Eu sei que pode ser revoltante ler uma história assim e perceber que eu não fiz nada para mudar essa situação. De certa forma, sinto que também fui responsável por permitir que isso continuasse por tanto tempo. Segurar isso dentro de mim por anos me fez refletir sobre os motivos pelos quais escolhi não agir. Além do medo do confronto e da perda de uma amizade (que, diga-se de passagem, nem era das melhores), vejo que eu tinha medo de admitir.
Medo de encarar que isso estava acontecendo comigo. Logo eu, que sempre me vi como "a feminista", "a advogada das mulheres". Se essa situação fosse com qualquer outra pessoa, eu teria feito um enorme escândalo. Mas não era com outra pessoa. Era comigo.
Foi só no terceiro ano do ensino médio que toquei no assunto com minhas amigas, pois professores e alunos insistiam em forçar algo entre nós. Um dia, precisei de ajuda com o computador e pedi para que elas estivessem comigo no mesmo ambiente enquanto Wagner me ajudava. Elas se recusaram, fazendo brincadeiras sobre nós dois sozinhos. Foi nesse momento que explodi:
"Eu tenho medo de ficar sozinha com ele. Eu tenho medo do que possa acontecer. Vocês não percebem o jeito que ele me trata? O jeito que ele toca em mim?"
Também lembro de uma única vez em que tentei me impor. Durante um jogo de queimada na escola, ele me agarrava por trás e, revoltada, tentei dar um soco nele. Mas ele levantou o joelho, e acabei quebrando o dedo no impacto. Na época, eu namorava outro garoto e, mesmo sentindo uma dor incessante, me preocupei com como explicaria a situação para ele. O que ele pensaria? Será que acharia que eu tentei encostar em outro homem de propósito – mesmo que fosse para me defender?
O motivo deste relato
Tenho um objetivo muito claro ao compartilhar essa história. Quero que vocês percebam que isso durou três anos porque eu permiti. Porque não me impus o suficiente. Porque relevei meus sentimentos. Porque tive pena dele... quando, na verdade, deveria ter tido pena de mim.
Ao invés de me respeitar, ao invés de me impor, eu me abandonei. Wagner não foi o único que me machucou. Eu me machuquei também. Eu permiti que me ferissem.
A culpa não foi minha. Mas a responsabilidade por me defender, por lutar pela minha própria segurança, sempre foi.
Fazem sete anos que isso aconteceu, e até hoje tenho pesadelos com ele, pelo menos uma vez por mês. E sei que isso acontece porque eu nunca encerrei essa história. Nunca enfrentei. Nunca tive coragem de colocar um ponto final. Deixei que o ensino médio acabasse e nos afastasse naturalmente.

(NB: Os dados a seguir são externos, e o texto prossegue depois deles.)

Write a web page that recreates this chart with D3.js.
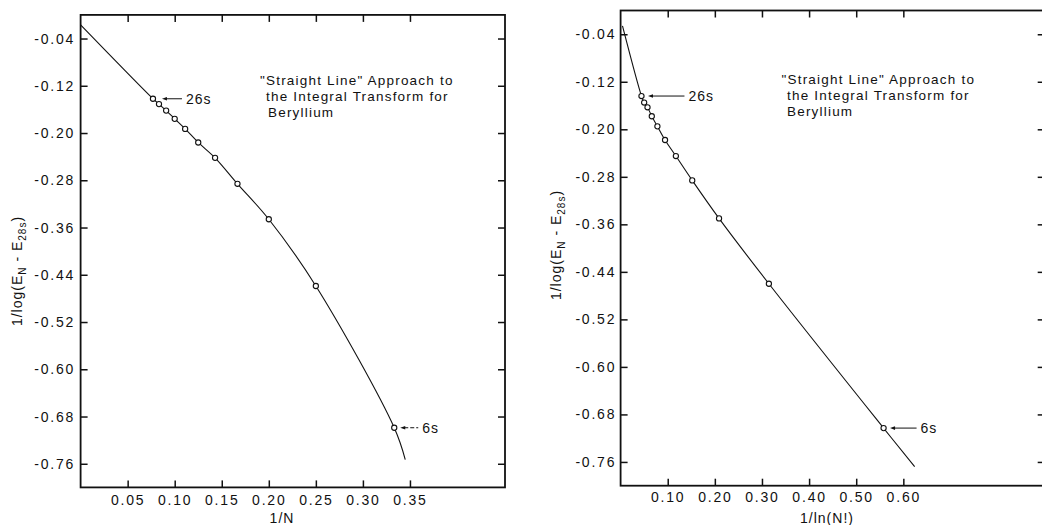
<!DOCTYPE html>
<html><head><meta charset="utf-8">
<script src="https://cdn.jsdelivr.net/npm/d3@7/dist/d3.min.js"></script>
<style>
body{margin:0;background:#fff}
text{font-family:"Liberation Sans",Arial,sans-serif;fill:#111}
</style>
</head><body>
<svg id="c" width="1042" height="525"></svg>
<script>
// ---- data ----
const basisN = [13,12,11,10,9,8,7,6,5,4,3];           // 26s ... 6s
const pointLabels = ["26s","","","","","","","","","","6s"];
const invN = [0.0769,0.0833,0.0909,0.1000,0.1111,0.1250,0.1429,0.1667,0.2000,0.2500,0.3333];
const invLnFact = [0.0443,0.0500,0.0571,0.0662,0.0781,0.0943,0.1173,0.1520,0.2089,0.3147,0.5581];
const yLeft  = [-0.142,-0.151,-0.162,-0.176,-0.193,-0.216,-0.242,-0.286,-0.346,-0.459,-0.699];
const yRight = [-0.144,-0.155,-0.163,-0.178,-0.195,-0.218,-0.245,-0.286,-0.350,-0.460,-0.703];
// extra points of the drawn curves (ends of the fitted line)
const curveLeftStart = [0.0, -0.017], curveLeftEnd = [0.345, -0.753];
const curveRightStart = [0.004, -0.026], curveRightEnd = [0.624, -0.768];
const yTicks = [-0.04,-0.12,-0.20,-0.28,-0.36,-0.44,-0.52,-0.60,-0.68,-0.76];
const xTicksLeft = [0.05,0.10,0.15,0.20,0.25,0.30,0.35];
const xTicksRight = [0.10,0.20,0.30,0.40,0.50,0.60];
const titleLines = ['"Straight Line" Approach to','the Integral Transform for','Beryllium'];

const svg = d3.select("#c");

function drawPanel(cfg){
  const x = d3.scaleLinear().domain(cfg.xDomain).range(cfg.xRange);
  const y = d3.scaleLinear().domain([0,-0.8]).range(cfg.yRange);
  const g = svg.append("g");
  const [x0,x1] = cfg.xRange, [y0,y1] = cfg.yRange;

  const ax = (sel)=>{ sel.select(".domain").remove();
    sel.selectAll(".tick line").attr("stroke","#111").attr("stroke-width",1.5);
    sel.selectAll(".tick text").attr("font-size",14).attr("letter-spacing",1.8).attr("fill","#111");};

  g.append("g").attr("transform",`translate(0,${y1})`)
    .call(d3.axisBottom(x).tickValues(cfg.xTicks).tickFormat(d=>d.toFixed(2)).tickSize(-7).tickPadding(cfg.xPad))
    .call(ax);
  g.append("g").attr("transform",`translate(0,${y0})`)
    .call(d3.axisTop(x).tickValues(cfg.xTicks).tickFormat("").tickSize(-7)).call(ax);
  g.append("g").attr("transform",`translate(${x0},0)`)
    .call(d3.axisLeft(y).tickValues(yTicks).tickFormat(d=>d.toFixed(2)).tickSize(-7).tickPadding(cfg.yPad))
    .call(ax);
  g.append("g").attr("transform",`translate(${x1},0)`)
    .call(d3.axisRight(y).tickValues(yTicks).tickFormat("").tickSize(-7)).call(ax);

  g.append("rect").attr("x",x0).attr("y",y0).attr("width",x1-x0).attr("height",y1-y0)
    .attr("fill","none").attr("stroke","#111").attr("stroke-width",1.8);

  const pts = cfg.xs.map((v,i)=>[v,cfg.ys[i]]);
  const curvePts = [cfg.start, ...pts, cfg.end];
  g.append("path").datum(curvePts)
    .attr("d", d3.line().x(d=>x(d[0])).y(d=>y(d[1])).curve(d3.curveCatmullRom.alpha(0.5)))
    .attr("fill","none").attr("stroke","#111").attr("stroke-width",1.1);

  g.selectAll("circle").data(pts).join("circle")
    .attr("cx",d=>x(d[0])).attr("cy",d=>y(d[1])).attr("r",2.6)
    .attr("fill","#fff").attr("stroke","#111").attr("stroke-width",1.1);

  // arrow annotations
  cfg.arrows.forEach(a=>{
    const px = x(pts[a.i][0]), py = y(pts[a.i][1]);
    const ax0 = px + a.gap, ax1 = px + a.len;
    g.append("line").attr("x1",ax0+4).attr("x2",ax1).attr("y1",py).attr("y2",py)
      .attr("stroke","#111").attr("stroke-width",1).attr("stroke-dasharray",a.dash||null);
    g.append("path").attr("d",`M${ax0},${py}L${ax0+5},${py-1.8}L${ax0+5},${py+1.8}Z`).attr("fill","#111");
    g.append("text").attr("x",ax1+4).attr("y",py).attr("dy","0.36em")
      .attr("font-size",14).attr("letter-spacing",1).text(pointLabels[a.i]);
  });

  // title text
  titleLines.forEach((t,i)=>{
    g.append("text").attr("x",cfg.tx[i]).attr("y",cfg.ty[i]).attr("font-size",13.5)
      .attr("letter-spacing",1.2).text(t);
  });

  // x label
  g.append("text").attr("x",cfg.xlab[0]).attr("y",cfg.xlab[1]).attr("text-anchor","middle")
    .attr("font-size",14).attr("letter-spacing",1).text(cfg.xLabel);

  // y label
  const yl = g.append("text").attr("transform",`translate(${cfg.ylab[0]},${cfg.ylab[1]}) rotate(-90)`)
    .attr("text-anchor","middle").attr("font-size",14).attr("letter-spacing",1);
  yl.append("tspan").text("1/log(E");
  yl.append("tspan").attr("dy",4).attr("font-size",10).text("N");
  yl.append("tspan").attr("dy",-4).text(" - E");
  yl.append("tspan").attr("dy",4).attr("font-size",10).text("28s");
  yl.append("tspan").attr("dy",-4).text(")");
}

drawPanel({
  xDomain:[0,0.451], xRange:[80.6,505], yRange:[14.9,487.4],
  xTicks:xTicksLeft, xPad:8, yPad:5.5,
  xs:invN, ys:yLeft, start:curveLeftStart, end:curveLeftEnd,
  arrows:[{i:0,gap:9,len:29},{i:10,gap:6,len:24,dash:"4,2"}],
  tx:[260,266,268], ty:[85,101,116.5],
  xlab:[282,523], xLabel:"1/N", ylab:[22,271]
});
drawPanel({
  xDomain:[0,0.9], xRange:[620.6,1044.7], yRange:[10.5,485.7],
  xTicks:xTicksRight, xPad:6.5, yPad:4.3,
  xs:invLnFact, ys:yRight, start:curveRightStart, end:curveRightEnd,
  arrows:[{i:0,gap:6.5,len:43},{i:10,gap:6.5,len:33}],
  tx:[781.5,787,787], ty:[84,100,116],
  xlab:[827,523], xLabel:"1/ln(N!)", ylab:[561,245]
});
</script>
</body></html>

Achei que estava fazendo o melhor para mim, mas, na verdade, não estava.
Ainda lembro dele nos meus piores pesadelos. Mas, hoje, essa lembrança serve para me fortalecer. Para me lembrar de nunca mais permitir que isso aconteça. De me impor. De não deixar barato.
Demorei anos para contar isso às minhas amigas. Mais tempo ainda para admitir para minha psicóloga. Evitei esse assunto não só por vergonha da situação, mas por vergonha da minha atitude diante dela.
Espero que este relato ajude alguém a encontrar coragem. A encontrar força para lutar por si. A entender que ninguém vai te salvar. Somente você pode ser seu próprio herói e se retirar de situações degradantes.